President Rodrigo Duterte has ordered the creation of a seven-person commission similar to the Agrava Commission that investigated the 1983 assassination of former Senator Benigno Aquino, Jr. to investigate the January 25, 2015 Mamasapano Tragedy that left 66 persons dead — 44 of them from the Special Action Force (SAF) of the Philippine National Police, 17 from the Moro Islamic Liberation Front’s Bangsamoro Islamic Armed Forces and five civilians.
Duterte told relatives of the 44 slain SAF members during a dialogue in Malacanang Tuesday afternoon that he would appoint people of “integrity and honor” and give them until the end of the year to submit its findings so “(we) can have the truth” about what happened.
Earlier in his speech, however, he said former President Benigno Simeon Aquino III has to “answer to the nation” for the tragedy that was “an American adventure with the cooperation of some and apparently with your (Aquino’s) blessing.”

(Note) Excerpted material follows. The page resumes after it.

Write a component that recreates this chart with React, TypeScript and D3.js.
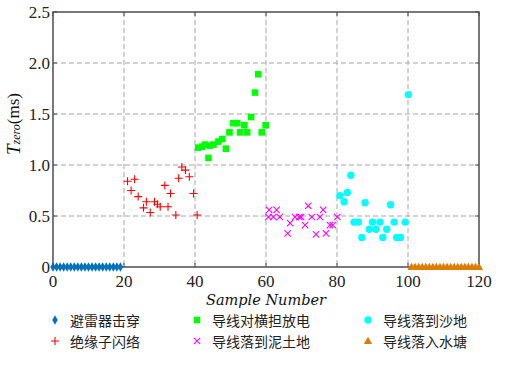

He asked why the SAF was deployed there when it is trained for urban settings and the Army is practially surrounding the Mamasapano area. ” And why was it under wraps? At bakit ninyo itinago na actually it was an operation of the CIA (Central Intelligence Agency of the United States)?”
Duterte said it was not enough for Aquino to have admitted responsibility for the tragedy.
“Sabihin mo sa Pilipino, sabihin mo sa akin kung paano ka nagkasala? At anong ginawa ninyo, bakit why you fed the soldiers to the lion’s den, to be eaten by death?,” he asked.
“What went badly, horrible result was …. Hindi kasi lumabas ang totoo eh (The truth did not come out),” he said.
Duterte said he will appoint “men of integrity and honor” and would choose “mostly the justices of the Supreme Court, maybe a few from the civilian sector, maybe a lawyer.”
“I will bestow upon that commission the powers that (were) exactly given to Agrava Commission, ‘yung panahon sa pagkamatay ni Aquino and let us see. Maybe I’ll just give them … at the end of the year and they can have the truth,” Duterte said.
The President said he wants to know what happened “from the time the plan was maybe being hatched, who were the guys who went to President Aquino to talk about this thing?”
He said the board can call the US Embassy in Manila to ask “What was your role there” and to whom was the reward money of 5 million US dollars (PhP 220 million at the January 2015 exchange rate of 44 pesos to one US dollar).
PD 1886
Using his martial law powers, then President Ferdinand Marcos created the fact-finding board “with plenary powers to investigate the tragedy” through Presidential Decree 1886 issued on October 14, 1983, barely two months after the assassination of Aquino.
The board, he decreed, ” shall be independent from the three departments of the Government, to determine all the facts and circumstances” behind the killing.
The fact-finding board, later referred to as Agrava Commission, was chaired by then retired Court of Appeals Justice Corazon Juliano Agrava. Its members were lawyer Luciano Salazar, businessman Dante Santos, labor leader ErnestoHerrera, and educator Amado Dizon.
PD 1886 gave the Board the power to “review the evidence already submitted and determine which to accept and which to hear anew; to issue subpoena or subpoena duces tecum and other compulsory processes requiring the attendance and testimony of witnesses and the production of any evidence relative to any matter under investigation by the Board.”
It also provided that findings of the Board shall be made public and that if the findings warrant prosecution of any person, “the Board may initiate the filing of the proper complaint with the appropriate government agency.”
A year later, in October 1984, the Agrava Commission blamed the Aquino killing on a military conspiracy but two reports were submitted — the Minority Report by Chair Agrava and the Majority Report by the members. Agrava’s report said Air Force General Luther Custodio and six soldiers plotted the assassination while the Majority Report said it was a wider conspiracy of 26 persons including the Armed Forces Chief of Staff then, Gen. Fabian Ver.
Several bodies conducted a probe on the Mamasapano Tragedy, among them the Philippine National Police’s Board of Inquiry, the Senate Committee, the Moro Islamic Liberation Front’s Special Investigative Commission, the Department of Justice, the House of Representatives and the Commission on Human Rights, the International Monitoring Team.
Duterte also ordered PNP Director General Ronald dela Rosa and Local Governments Undersecretary for Police Matters Catalino Cuy to “study the matter very carefully” why only two of the slain SAF members were given medals of valor when all of them died. “Give me the result within, probably at the end of the month,” he said.
“Tutal nandiyan na ‘yung records hindi naman kailangan mag-imbestiga-imbestiga. Look at the records of the Senate and everything. And if you think as a soldier that the 44 deserve the Valor, then recommend it and I would give it to them. All of the soldiers, the 44,” Duterte said.
He announced he would also set “A Day of Remembrance” for the SAF 44.